Malaysia has signed an agreement that will give it access to affordable dolutegravir-based treatments for HIV positive patients.
The World Health Organization (WHO) recommends using dolutegravir (DTG) to treat all HIV patients, including pregnant mothers, as it is easier to administer and has been proven to be more effective.
The drug has also been found to cause fewer side effects compared to other HIV treatments.
According to the Malaysian Aids Council, there were 93,089 people living with Aids in Malaysia as of 2016. Of the reported cases, 12,578 were women and girls.
Today marks World Aids day.
In a series of tweets this morning, Health director-general Dr Noor Hisham Abdullah announced that Malaysia has inked a voluntary licensing agreement with UK-based HIV drug maker ViiV Healthcare and UN-backed public health organisation Medicines Patent Pool (MPP).
Such licensing allows drug manufacturers other than ViiV to produce generic and cheaper versions of dolutegravir-based treatments.
Malaysia will be able to provide WHO prequalified, more affordable versions of these essential medicines to people living with HIV, in need of treatment. We hope the competition bt generic manufacturers enabled by this licence, will bring us quality medicines at lower price. 2/3
— Noor Hisham Abdullah (@DGHisham) November 30, 2020
“It is not very often that we are listed under MPP, and this decision marks a crucial milestone.
“We hope that it will open up more doors to gain rapid access to life-saving medicine. The ministry wishes to thank MPP and all parties involved who have made this incredible decision a reality,” he added.
According to health publication STAT, Viiv's dolutegravir treatment Tivicay typically costs between US$1,800 and US$2,160 (between RM7,345 and RM8,814) per patient per year. The latest agreement will supposedly slash prices by 50 to 70 percent.

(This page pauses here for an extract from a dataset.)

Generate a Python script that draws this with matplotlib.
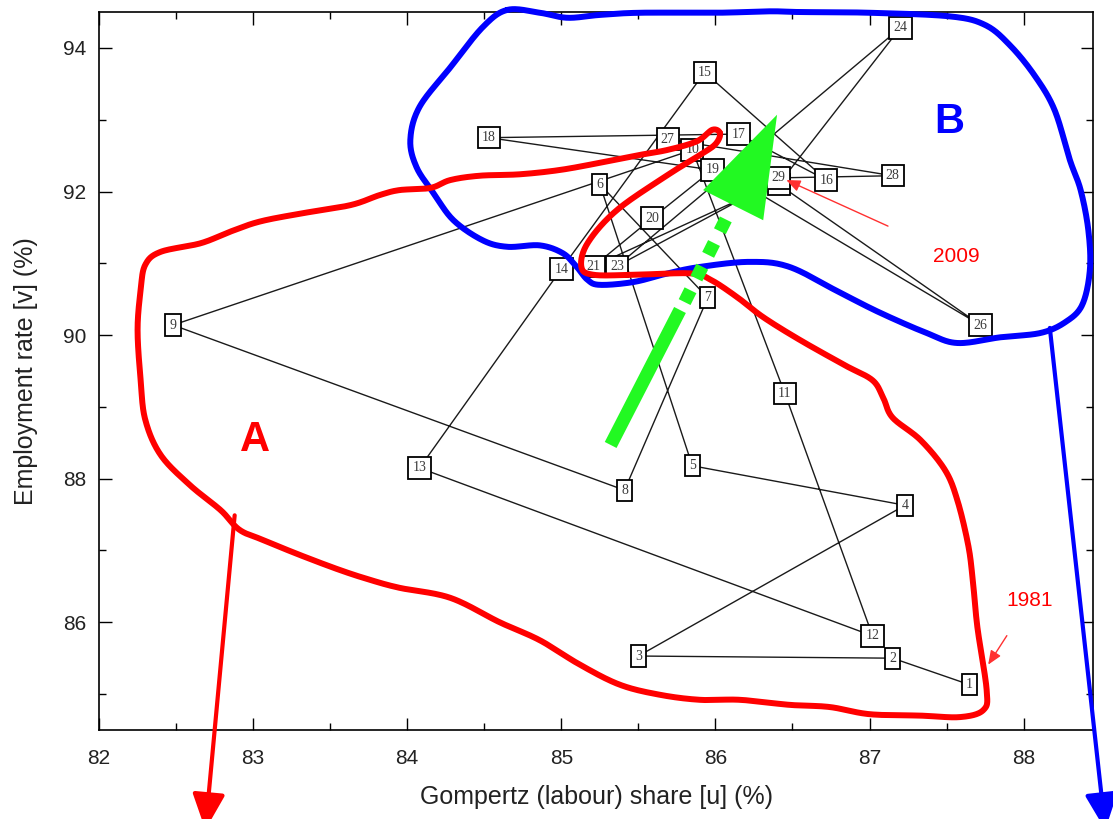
import numpy as np
import matplotlib
matplotlib.use("Agg")
import matplotlib.pyplot as plt
from matplotlib.patches import Polygon

# Yearly observations 1981-2009, numbered 1..29
labels = [str(i) for i in range(1, 30)]
labour_share = [87.65, 87.15, 85.50, 87.23, 85.85, 85.25, 85.95, 85.41, 82.48, 85.85,
                86.45, 87.02, 84.08, 85.00, 85.93, 86.72, 86.15, 84.53, 85.98, 85.59,
                85.21, 86.22, 85.36, 87.20, 86.41, 87.72, 85.69, 87.15, 86.41]
employment = [85.13, 85.50, 85.53, 87.63, 88.18, 92.10, 90.52, 87.84, 90.14, 92.58,
              89.19, 85.81, 88.15, 90.92, 93.66, 92.16, 92.80, 92.75, 92.30, 91.63,
              90.96, 91.95, 90.96, 94.28, 92.10, 90.14, 92.73, 92.22, 92.19]

x_ticks = [82, 83, 84, 85, 86, 87, 88]
y_ticks = [86, 88, 90, 92, 94]

# Hand-drawn regime outlines (data units)
regime_a = [(86.03, 92.81), (86.00, 92.66), (85.90, 92.51), (85.69, 92.23), (85.36, 91.74),
            (85.17, 91.28), (85.13, 90.95), (85.21, 90.84), (85.47, 90.84), (85.84, 90.86),
            (85.97, 90.77), (86.14, 90.53), (86.31, 90.25), (86.55, 89.93), (86.84, 89.58),
            (87.02, 89.37), (87.09, 89.12), (87.15, 88.85), (87.33, 88.54), (87.49, 88.12),
            (87.57, 87.70), (87.64, 87.08), (87.67, 86.59), (87.70, 85.93), (87.76, 85.06),
            (87.74, 84.78), (87.59, 84.68), (87.33, 84.70), (87.00, 84.72), (86.74, 84.82),
            (86.48, 84.85), (86.16, 84.92), (85.90, 84.92), (85.64, 84.99), (85.38, 85.13),
            (85.12, 85.41), (84.86, 85.75), (84.60, 86.00), (84.28, 86.34), (83.95, 86.48),
            (83.76, 86.59), (83.56, 86.73), (83.30, 86.94), (83.06, 87.15), (82.91, 87.29),
            (82.79, 87.56), (82.59, 87.91), (82.40, 88.33), (82.30, 88.82), (82.27, 89.37),
            (82.25, 90.07), (82.27, 90.63), (82.30, 90.98), (82.40, 91.16), (82.66, 91.28),
            (82.85, 91.44), (83.04, 91.58), (83.30, 91.69), (83.63, 91.81), (83.82, 91.95),
            (83.95, 92.02), (84.15, 92.05), (84.28, 92.16), (84.47, 92.22), (84.73, 92.24),
            (84.99, 92.30), (85.25, 92.40), (85.51, 92.51), (85.69, 92.58), (85.88, 92.70),
            (85.98, 92.86)]
regime_b = [(84.65, 94.53), (84.86, 94.49), (85.04, 94.42), (85.25, 94.46), (85.51, 94.49),
            (86.01, 94.49), (86.35, 94.51), (86.55, 94.50), (87.00, 94.49), (87.52, 94.44),
            (87.75, 94.32), (87.91, 94.04), (88.07, 93.62), (88.20, 93.14), (88.30, 92.44),
            (88.37, 92.02), (88.42, 91.46), (88.43, 90.91), (88.38, 90.42), (88.27, 90.18),
            (88.11, 90.03), (87.85, 89.97), (87.57, 89.89), (87.37, 90.03), (87.07, 90.31),
            (86.81, 90.59), (86.48, 90.95), (86.22, 91.02), (85.90, 90.95), (85.69, 90.86),
            (85.47, 90.74), (85.25, 90.70), (85.17, 90.77), (85.10, 90.95), (85.01, 91.14),
            (84.86, 91.25), (84.65, 91.23), (84.49, 91.32), (84.30, 91.60), (84.17, 91.98),
            (84.06, 92.34), (84.02, 92.72), (84.08, 93.18), (84.28, 93.73), (84.49, 94.29)]

RED = "#ff0000"
BLUE = "#0000ff"
GREEN = "#22f922"


def closed_spline(pts, n=24):
    """Closed Catmull-Rom curve through the given points."""
    p = np.asarray(pts, float)
    m = len(p)
    out = []
    t = np.linspace(0, 1, n, endpoint=False)[:, None]
    for i in range(m):
        p0, p1, p2, p3 = p[i - 1], p[i], p[(i + 1) % m], p[(i + 2) % m]
        out.append(0.5 * ((2 * p1) + (-p0 + p2) * t
                          + (2 * p0 - 5 * p1 + 4 * p2 - p3) * t ** 2
                          + (-p0 + 3 * p1 - 3 * p2 + p3) * t ** 3))
    out = np.vstack(out)
    return np.vstack([out, out[:1]])


fig = plt.figure(figsize=(11.13, 8.19), dpi=100)
ax = fig.add_axes([0.089, 0.1087, 0.893, 0.8766])
ax.set_xlim(82, 88.45)
ax.set_ylim(84.5, 94.5)

# Trajectory
ax.plot(labour_share, employment, color="#1a1a1a", lw=1.0, zorder=2)
for lab, x, y in zip(labels, labour_share, employment):
    ax.text(x, y, lab, ha="center", va="center", fontsize=10,
            family="Liberation Serif", color="#3a3a3a", zorder=3,
            bbox=dict(boxstyle="square,pad=0.3", fc="white", ec="black", lw=1.3))

# Axes styling
ax.set_xticks(x_ticks)
ax.set_xticks(np.arange(82.5, 88.5, 1.0), minor=True)
ax.set_yticks(y_ticks)
ax.set_yticks(np.arange(85, 95, 2), minor=True)
ax.tick_params(which="both", direction="in", top=True, right=True, width=1.0,
               labelsize=15)
ax.tick_params(axis="x", pad=14)
ax.tick_params(axis="y", pad=9)
ax.tick_params(which="major", length=9)
ax.tick_params(which="minor", length=5)
for lbl in ax.get_xticklabels() + ax.get_yticklabels():
    lbl.set_family("Liberation Sans")
    lbl.set_color("#222222")
for sp in ax.spines.values():
    sp.set_linewidth(1.2)
ax.set_xlabel("Gompertz (labour) share [u] (%)", fontsize=18,
              family="Liberation Sans", color="#222222", labelpad=12)
ax.set_ylabel("Employment rate [v] (%)", fontsize=18,
              family="Liberation Sans", color="#222222", labelpad=18)

# Regime outlines
ca = closed_spline(regime_a)
cb = closed_spline(regime_b)
ax.plot(cb[:, 0], cb[:, 1], color=BLUE, lw=4.3, clip_on=False, zorder=5,
        solid_capstyle="round")
ax.plot(ca[:, 0], ca[:, 1], color=RED, lw=4.3, clip_on=False, zorder=6,
        solid_capstyle="round")

# Arrows leaving each region
ax.annotate("", xy=(82.69, 83.11), xytext=(82.88, 87.49), annotation_clip=False,
            arrowprops=dict(arrowstyle="-|>,head_length=1.1,head_width=0.5",
                            color=RED, lw=3, mutation_scale=20, shrinkA=0, shrinkB=0),
            zorder=6)
ax.annotate("", xy=(88.53, 83.11), xytext=(88.17, 90.10), annotation_clip=False,
            arrowprops=dict(arrowstyle="-|>,head_length=1.1,head_width=0.5",
                            color=BLUE, lw=3, mutation_scale=20, shrinkA=0, shrinkB=0),
            zorder=5)

# Transition arrow from A to B
ax.plot([85.32, 85.77], [88.47, 90.35], color=GREEN, lw=9.5, solid_capstyle="butt",
        zorder=7)
ax.plot([85.80, 86.09], [90.46, 91.71], color=GREEN, lw=9.5, linestyle=(0, (1, 1)),
        dash_capstyle="butt", zorder=7)
ax.add_patch(Polygon([(86.40, 93.07), (85.92, 92.02), (86.31, 91.60)], closed=True,
                     fc=GREEN, ec="none", zorder=7))

# Region letters and year notes
ax.text(83.01, 88.54, "A", color=RED, fontsize=30, fontweight="bold",
        family="Liberation Sans", ha="center", va="center", zorder=8)
ax.text(87.52, 92.97, "B", color=BLUE, fontsize=30, fontweight="bold",
        family="Liberation Sans", ha="center", va="center", zorder=8)
ax.annotate("2009", xy=(86.46, 92.16), xytext=(87.56, 91.09), color=RED, fontsize=15,
            family="Liberation Sans", ha="center", va="center", zorder=8,
            arrowprops=dict(arrowstyle="-|>,head_length=0.6,head_width=0.25",
                            color="#ff3030", lw=1.0, mutation_scale=14,
                            shrinkA=33, shrinkB=0))
ax.annotate("1981", xy=(87.77, 85.41), xytext=(88.04, 86.31), color=RED, fontsize=15,
            family="Liberation Sans", ha="center", va="center", zorder=8,
            annotation_clip=False,
            arrowprops=dict(arrowstyle="-|>,head_length=0.6,head_width=0.25",
                            color="#ff3030", lw=1.0, mutation_scale=14,
                            shrinkA=20, shrinkB=0))

fig.savefig("out.png", dpi=100)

Neither Noor Hisham nor MPP mentioned any prices in their statements.
Malaysia, along with Azerbaijan, Belarus and Kazakhstan are the four latest countries to be approved for the dolutegravir voluntary licensing programme.
Malaysia is classified as an upper-middle-income country by the World Bank and does not qualify for voluntary licensing programmes for antiviral drug Remdesivir.